Through her deep engagement with Dickinson's poems-by turn prayers, partners, revelations, songs-LeMay has written a book that is, in Dickinson's words, 'the Heart's portrait - every Page a Pulse,' every page a kind of faith. -Sarah Sentilles, author of Breaking Up with God: A Love Story
Part spiritual autobiography, part homage to Dickinson's inexhaustible poetic genius, and part exuberant close readings of the astonishing poems in which she wrestles with questions of faith and belief, I Told My Soul to Sing is a valuable study of the poet's heterodox imagination. LeMay does not shackle Dickinson to a procrustean bed of doctrine and piety, dilute the poet's astringent ironies, or flatten the provocative ambiguities. She has a gift for choosing unfamiliar poems from the canon and for judiciously quoting and interpreting them. A smart, seriously playful, winning, and readable commentary on a quintessentially elusive, thorny, and linguistically daring American poet. -Herbert Leibowitz, editor, Parnassus: Poetry in Review
A hybrid of devotional writing, spiritual memoir, and literary analysis-and the kind of book we wish we saw more often. It is a daring endeavor: as Tweetspeak Poetry said, 'an interesting combination of genres and approaches that could have easily gone awry.' But LeMay deftly combines literary analysis with her faith experiences in a way that enriches the well-loved poems of Emily Dickinson, while simultaneously widening the genre of spiritual autobiography. Widen your understanding of the highly personal ways in which art and faith intersect. -Image Journal
In 1860, when she was just thirty, Emily Dickinson wrote a poem meditating on Jacob's nightlong wrestling with an unseen stranger in Genesis 32. I will not let thee go / Except thou bless me, she quotes Jacob as saying, then pivots on his realization, moments later as the sun rises, that the stranger who had stooped to struggle with him was God himself: And the bewildered Gymnast / Found he had worsted God! (Poem 145). The poem explodes in wonder that God would permit himself to be known in this way. As Kristin LeMay argues in this striking series of meditations on twenty-five Dickinson poems, this is exactly the realization arrived at by the over eighteen hundred poems and one thousand letters Dickenson wrote, visible if you read them slowly and carefully enough, allowing them to goad and challenge you, rattle you in their inconsistencies, and comfort you in spelling out what you had never seen articulated before. As LeMay puts it, Dickinson was a poet who called herself a pagan, foreswore prayer, never gave a confession of faith, and left the church (p. 164), and yet, for all of her resistance, was finally a poet who could describe herself in a late fragment as grasped by God (p. 234). She seems to have spent a lifetime wondering at a God who would come near, take on her wild blows, and continue to hold on, whispering out of love's weakness, Then have I / Nothing to show / But Calvary- (Poem 652).
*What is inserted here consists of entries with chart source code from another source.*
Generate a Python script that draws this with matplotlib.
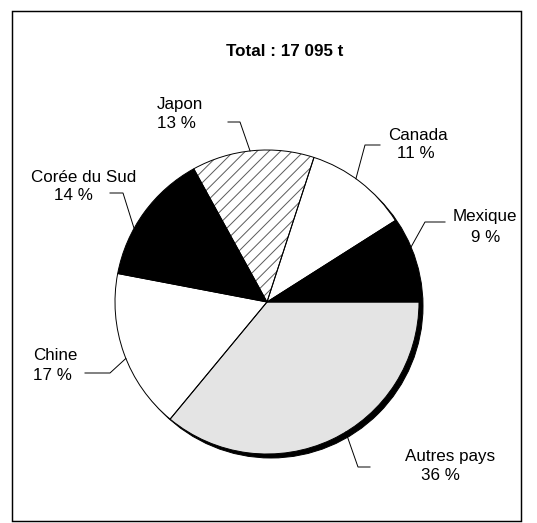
import matplotlib
matplotlib.use('Agg')
import matplotlib.pyplot as plt
from matplotlib.patches import Circle, Rectangle
import numpy as np

countries = ['Autres pays', 'Chine', 'Corée du Sud', 'Japon', 'Canada', 'Mexique']
shares = [36, 17, 14, 13, 11, 9]
total_label = 'Total : 17 095 t'

W, H = 537, 523
DPI = 70

plt.rcParams['font.family'] = ['Liberation Sans', 'DejaVu Sans']
plt.rcParams['hatch.linewidth'] = 1.0


def py(y):
    # picture y (top down) -> data y
    return H - y


fig = plt.figure(figsize=(W / DPI, H / DPI), dpi=DPI)
ax = fig.add_axes([0, 0, 1, 1])

cx, cy, r = 267, py(302), 152
fills = ['#e4e4e4', 'white', 'black', 'white', 'white', 'black']

# shadow
ax.add_patch(Circle((cx + 4, cy - 4), r, color='black', zorder=0))

wedges, _ = ax.pie(shares, colors=fills, startangle=0, counterclock=False,
                   radius=r, center=(cx, cy), wedgeprops=dict(linewidth=0))
wedges[3].set_hatch('//')
wedges[3].set_edgecolor('#5a5a5a')
wedges[3].set_linewidth(0)

# outlines on top
ax.pie(shares, colors=['none'] * len(shares), startangle=0, counterclock=False,
       radius=r, center=(cx, cy),
       wedgeprops=dict(linewidth=1.0, edgecolor='black', facecolor='none'))

# label layout: line1 center, line2 center, bend, end of horizontal, angle nudge
layout = {
    'Japon':        ((180, 105), (176, 123), (240, 122), (228, 122), 1),
    'Canada':       ((418, 135), (416, 153), (365, 145), (380, 145), 2),
    'Mexique':      ((485, 217), (486, 238), (425, 222), (445, 222), 4),
    'Corée du Sud': ((84, 177), (73, 196), (123, 193), (110, 193), 7),
    'Chine':        ((55, 356), (52, 375), (110, 373), (85, 373), 2),
    'Autres pays':  ((450, 457), (440, 476), (358, 467), (370, 467), 6),
}

fs = 17.5
for w, name, pct in zip(wedges, countries, shares):
    l1, l2, bend, end, nudge = layout[name]
    ang = np.deg2rad((w.theta1 + w.theta2) / 2 + nudge)
    ex, ey = cx + r * np.cos(ang), cy + r * np.sin(ang)
    ax.plot([ex, bend[0], end[0]], [ey, py(bend[1]), py(end[1])],
            color='black', lw=1.0, zorder=5)
    ax.text(l1[0], py(l1[1]), name, ha='center', va='center', fontsize=fs)
    ax.text(l2[0], py(l2[1]), f'{pct} %', ha='center', va='center', fontsize=fs)

ax.text(285, py(52), total_label, ha='center', va='center',
        fontsize=fs, fontweight='bold')

# frame
ax.add_patch(Rectangle((12, py(521)), 509, 510, fill=False, lw=1.5,
                       edgecolor='black', zorder=6))

ax.set_xlim(0, W)
ax.set_ylim(0, H)
ax.axis('off')

fig.savefig('out.png', dpi=DPI)
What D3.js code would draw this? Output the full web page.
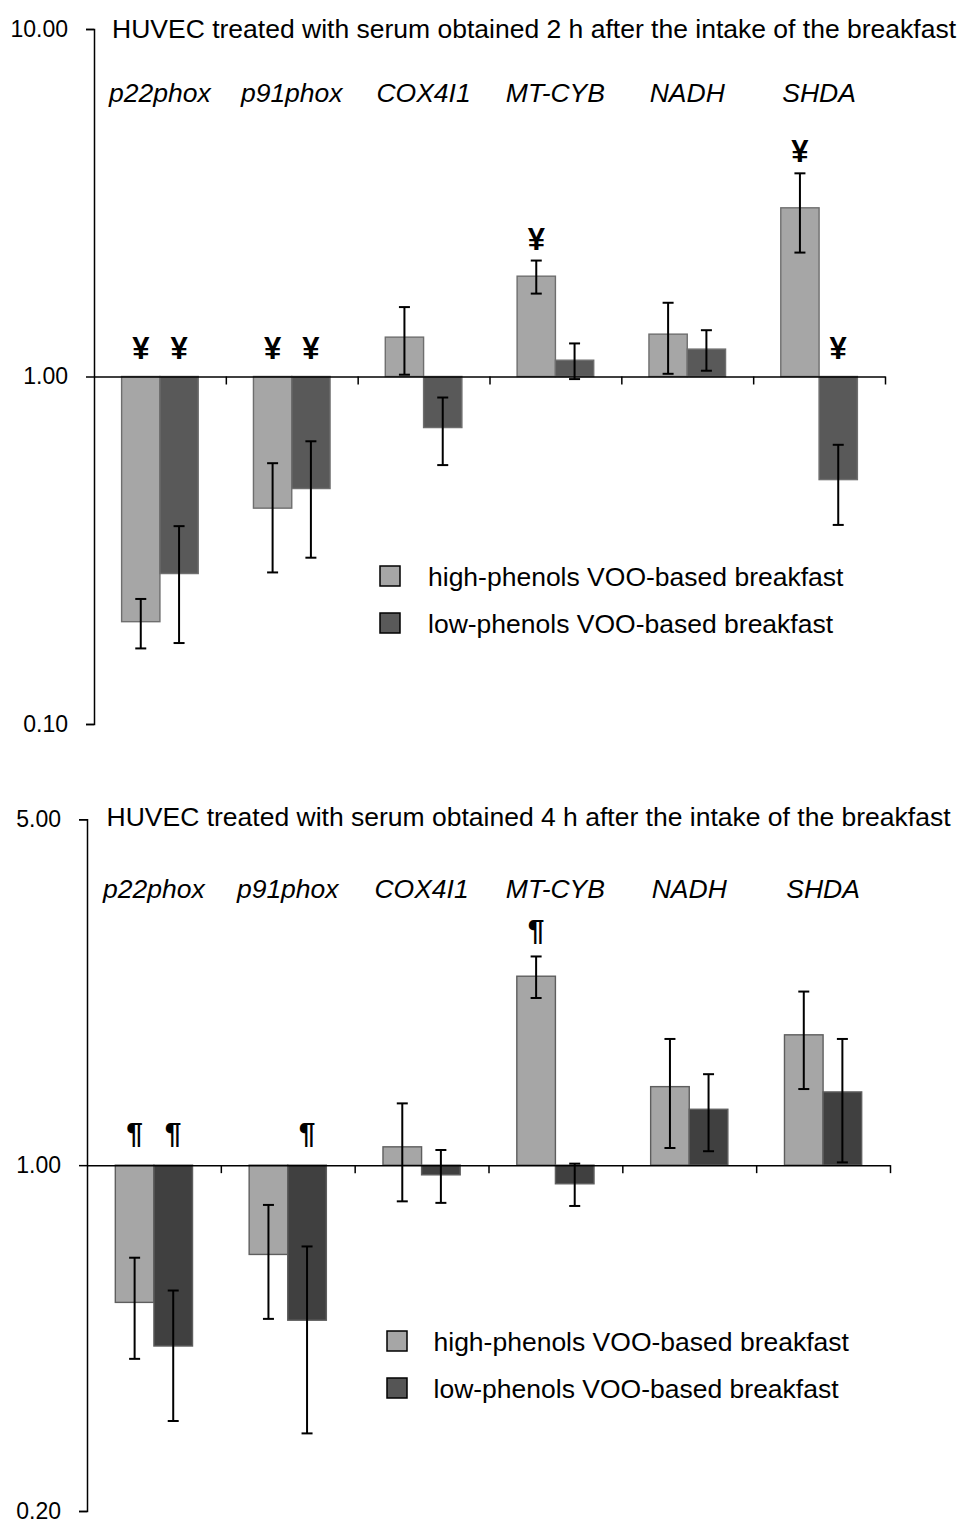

I think LeMay is correct in this view of Dickinson, but that is not the real strength of this work, for, as she notes, you can find a version of this position in such scholars as Roger Lundin, James McIntosh, and Alfred Habegger. What is remarkable about the book is the personal struggle it enacts. Much like Dickenson herself, LeMay begins the book with Jacob's opening confidence-I won't let her go until she blesses me (p. 11)-but ends with Jacob's chastened awareness that the real wonder is that the poet had been the one holding on all along. Twice, in her last year 1886, Dickinson turned Jacob's words and wrote to dear friends, I will not let thee go, except I bless thee (p. 254). LeMay concludes with this thought-that the true wonder is that poetry, and through poetry, God himself stoops or condescends to be wrestled with, intending all along to bless in coming near. I read this book, then, as a spiritual memoir, accomplishing deeply inward work through what would seem the very ordinary tasks of literary criticism-working out linguistic puzzles, charting poetic breakthroughs, tracking down biographical details, holding on to these twenty-five poems over the course of a decade and allowing them to challenge and deepen my spiritual life, my beliefs and doubts.